1. A vehicle lower part structure comprising: a battery pack including a battery cell inside and disposed on a vehicle lower side with respect to a vehicle cabin of a vehicle;a rocker disposed on an outer side of the battery pack in a vehicle width direction and extending in a vehicle front-rear direction;a pair of support portions disposed at least partially between the battery pack and the rocker in the vehicle width direction when viewed in a vehicle up-down direction, and spaced away from each other in the vehicle front-rear direction; anda central framework extending in the vehicle width direction, positioned between the support portions in the vehicle front-rear direction, and including an end positioned on an inner side in the vehicle width direction with respect to the support portions.

2. The vehicle lower part structure according to claim 1, further comprising a support framework extending in the vehicle width direction on an inner side of the support portion in the vehicle width direction, and disposed to overlap the support portion when viewed in the vehicle width direction.

3. The vehicle lower part structure according to claim 2, wherein the central framework is a battery cross member provided inside the battery pack.

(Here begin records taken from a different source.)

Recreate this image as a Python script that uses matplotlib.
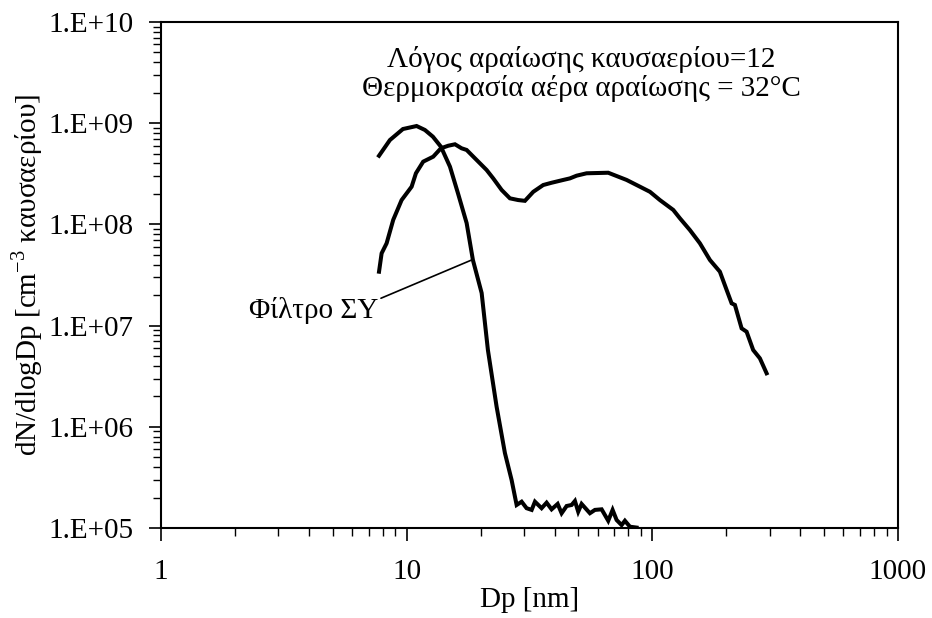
import numpy as np
import matplotlib
matplotlib.use('Agg')
import matplotlib.pyplot as plt
from matplotlib.ticker import FixedLocator, FuncFormatter, LogLocator, NullFormatter

plt.rcParams['font.family'] = ['Liberation Serif', 'DejaVu Serif']
plt.rcParams['mathtext.fontset'] = 'custom'
plt.rcParams['mathtext.rm'] = 'Liberation Serif'

# filter curve (steep drop after ~11 nm)
filt_dp = [7.72, 8.55, 9.66, 10.98, 11.87, 12.79, 13.79, 15.01, 16.17, 17.55,
           18.61, 20.20, 21.42, 23.24, 25.12, 26.75, 27.6, 28.04,
           29.38, 30.78, 32.28, 33.29, 35.43, 37.13, 38.91, 41.18, 42.74,
           44.80, 46.95, 48.42, 49.93, 51.54, 55.72, 58.40, 62.19, 66.16,
           68.93, 71.57, 74.99, 77.35, 81.08, 86.3]
filt_n = [4.77e8, 6.82e8, 8.76e8, 9.38e8, 8.57e8, 7.36e8, 5.86e8, 3.72e8, 2.04e8, 1.03e8,
          4.45e7, 2.10e7, 5.74e6, 1.58e6, 5.51e5, 2.98e5, 2.04e5, 1.69e5,
          1.82e5, 1.57e5, 1.51e5, 1.82e5, 1.57e5, 1.78e5, 1.53e5, 1.73e5, 1.40e5,
          1.65e5, 1.69e5, 1.85e5, 1.45e5, 1.73e5, 1.40e5, 1.51e5, 1.53e5, 1.18e5,
          1.51e5, 1.20e5, 1.07e5, 1.18e5, 1.03e5, 1.01e5]

# second curve (peak ~15 nm, accumulation mode ~60 nm)
raw_dp = [7.72, 7.91, 8.29, 8.82, 9.54, 10.48, 10.91, 11.68, 12.83, 13.79,
          14.77, 15.73, 16.74, 17.55, 18.97, 21.16, 22.51, 24.36, 26.33, 28.46,
          30.30, 32.77, 35.97, 38.91, 43.39, 46.21, 49.19, 54.02, 66.16, 78.6,
          89.0, 97.8, 107.4, 121.7, 129.5, 142.2, 156.2, 171.6, 188.4, 200.7,
          210.3, 216.9, 230.9, 242.0, 257.4, 274.1, 291.9]
raw_n = [3.41e7, 5.18e7, 6.51e7, 1.11e8, 1.74e8, 2.36e8, 3.20e8, 4.17e8, 4.67e8, 5.65e8,
         5.99e8, 6.19e8, 5.65e8, 5.44e8, 4.50e8, 3.45e8, 2.85e8, 2.19e8, 1.81e8, 1.74e8,
         1.71e8, 2.10e8, 2.45e8, 2.58e8, 2.75e8, 2.85e8, 3.03e8, 3.20e8, 3.24e8, 2.75e8,
         2.36e8, 2.10e8, 1.74e8, 1.39e8, 1.15e8, 8.80e7, 6.51e7, 4.45e7, 3.41e7, 2.25e7,
         1.66e7, 1.60e7, 9.40e6, 8.70e6, 5.74e6, 4.75e6, 3.38e6]

yticks = [1e5, 1e6, 1e7, 1e8, 1e9, 1e10]
xticks = [1, 10, 100, 1000]

fig = plt.figure(figsize=(9.32, 6.18), dpi=100)
ax = fig.add_axes([0.1727, 0.1456, 0.7908, 0.8188])

ax.plot(filt_dp, filt_n, color='black', lw=2.9, solid_joinstyle='miter')
ax.plot(raw_dp, raw_n, color='black', lw=2.9, solid_joinstyle='miter')

ax.set_xscale('log')
ax.set_yscale('log')
ax.set_xlim(1, 1000)
ax.set_ylim(1e5, 1e10)

ax.yaxis.set_major_locator(FixedLocator(yticks))
ax.yaxis.set_major_formatter(FuncFormatter(lambda v, p: '1.E+%02d' % round(np.log10(v))))
ax.yaxis.set_minor_locator(LogLocator(base=10, subs=np.arange(2, 10)))
ax.yaxis.set_minor_formatter(NullFormatter())
ax.xaxis.set_major_locator(FixedLocator(xticks))
ax.xaxis.set_major_formatter(FuncFormatter(lambda v, p: '%d' % v))
ax.xaxis.set_minor_locator(LogLocator(base=10, subs=np.arange(2, 10)))
ax.xaxis.set_minor_formatter(NullFormatter())

ax.tick_params(which='major', direction='out', length=9, width=1.2, labelsize=21, pad=11)
ax.tick_params(which='minor', direction='out', length=6, width=1.0)
ax.tick_params(axis='x', which='major', pad=13)
for s in ax.spines.values():
    s.set_linewidth(1.5)

ax.set_xlabel('Dp [nm]', fontsize=21, labelpad=2)
ax.set_ylabel('dN/dlogDp [cm$^{-3}$ καυσαερίου]', fontsize=21, labelpad=2)

ax.text(0.57, 0.897, 'Λόγος αραίωσης καυσαερίου=12\nΘερμοκρασία αέρα αραίωσης = 32°C',
        transform=ax.transAxes, ha='center', va='center', fontsize=21, linespacing=1.1)

ax.annotate('Φίλτρο ΣΥ', xy=(18.67, 4.52e7), xytext=(7.66, 1.93e7),
            ha='right', va='top', fontsize=21,
            arrowprops=dict(arrowstyle='-', relpos=(1, 0.9), shrinkA=0, shrinkB=0,
                            lw=1.2, color='black'))

fig.savefig('out.png', dpi=100)
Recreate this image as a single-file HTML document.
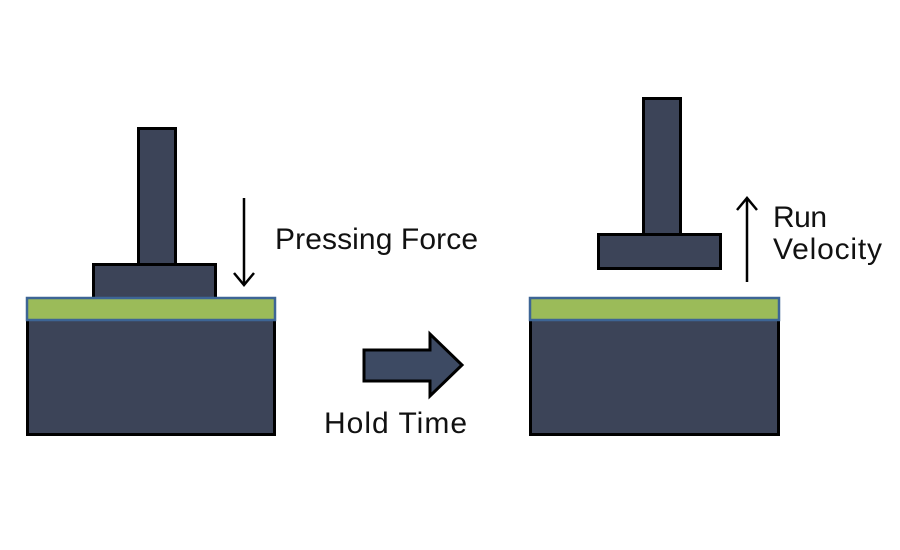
<!DOCTYPE html>
<html>
<head>
<meta charset="utf-8">
<style>
html,body{margin:0;padding:0;background:#fff;}
svg{display:block;}
text{font-family:"Liberation Sans",sans-serif;font-size:30px;fill:#111;}
</style>
</head>
<body>
<svg width="900" height="550" viewBox="0 0 900 550" xmlns="http://www.w3.org/2000/svg">
  <rect x="0" y="0" width="900" height="550" fill="#fff"/>
  <!-- Left figure -->
  <rect x="138.5" y="128.5" width="37" height="136" fill="#3c4458" stroke="#000" stroke-width="3"/>
  <rect x="93.5" y="264.5" width="122" height="34" fill="#3c4458" stroke="#000" stroke-width="3"/>
  <rect x="27.5" y="300" width="247" height="134.5" fill="#3c4458" stroke="#000" stroke-width="3"/>
  <rect x="27" y="298" width="248" height="22" fill="#9bbb59" stroke="#3d6595" stroke-width="2.5"/>
  <!-- Down arrow -->
  <line x1="244" y1="198" x2="244" y2="285" stroke="#000" stroke-width="2.5"/>
  <polyline points="234,273 244,285 254,273" fill="none" stroke="#000" stroke-width="2.5"/>
  <text x="275" y="249" textLength="203" lengthAdjust="spacing">Pressing Force</text>

  <!-- Block arrow -->
  <polygon points="364,350 430,350 430,334 462,365 430,396 430,381 364,381" fill="#3d4a63" stroke="#000" stroke-width="3" stroke-linejoin="miter"/>
  <text x="324" y="433" textLength="143" lengthAdjust="spacing">Hold Time</text>

  <!-- Right figure -->
  <rect x="643.5" y="98.5" width="37" height="136" fill="#3c4458" stroke="#000" stroke-width="3"/>
  <rect x="598.5" y="234.5" width="122" height="34" fill="#3c4458" stroke="#000" stroke-width="3"/>
  <rect x="530.5" y="300" width="248" height="134.5" fill="#3c4458" stroke="#000" stroke-width="3"/>
  <rect x="530" y="298" width="249" height="22" fill="#9bbb59" stroke="#3d6595" stroke-width="2.5"/>
  <!-- Up arrow -->
  <line x1="747" y1="198" x2="747" y2="282" stroke="#000" stroke-width="2.5"/>
  <polyline points="737,210 747,198 757,210" fill="none" stroke="#000" stroke-width="2.5"/>
  <text x="773" y="227" textLength="54" lengthAdjust="spacing">Run</text>
  <text x="773" y="259" textLength="109" lengthAdjust="spacing">Velocity</text>
</svg>
</body>
</html>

4. The vehicle lower part structure according to claim 3, wherein a rigidity of the support framework against a load in the vehicle width direction is higher than a rigidity of the battery cross member against the load.

5. The vehicle lower part structure according to claim 1, wherein the rocker includes a weakened portion provided at a part positioned between the support portions in the vehicle front-rear direction, and having a lower rigidity against a load in the vehicle width direction than another part of the rocker.

6. The vehicle lower part structure according to claim 5, wherein a disposition position of the central framework and a disposition position of the weakened portion are set as the same position in the vehicle front-rear direction.

7. The vehicle lower part structure according to claim 1, further comprising a load transmitting member disposed inside the rocker and configured to transmit a load in the vehicle width direction to the support portion.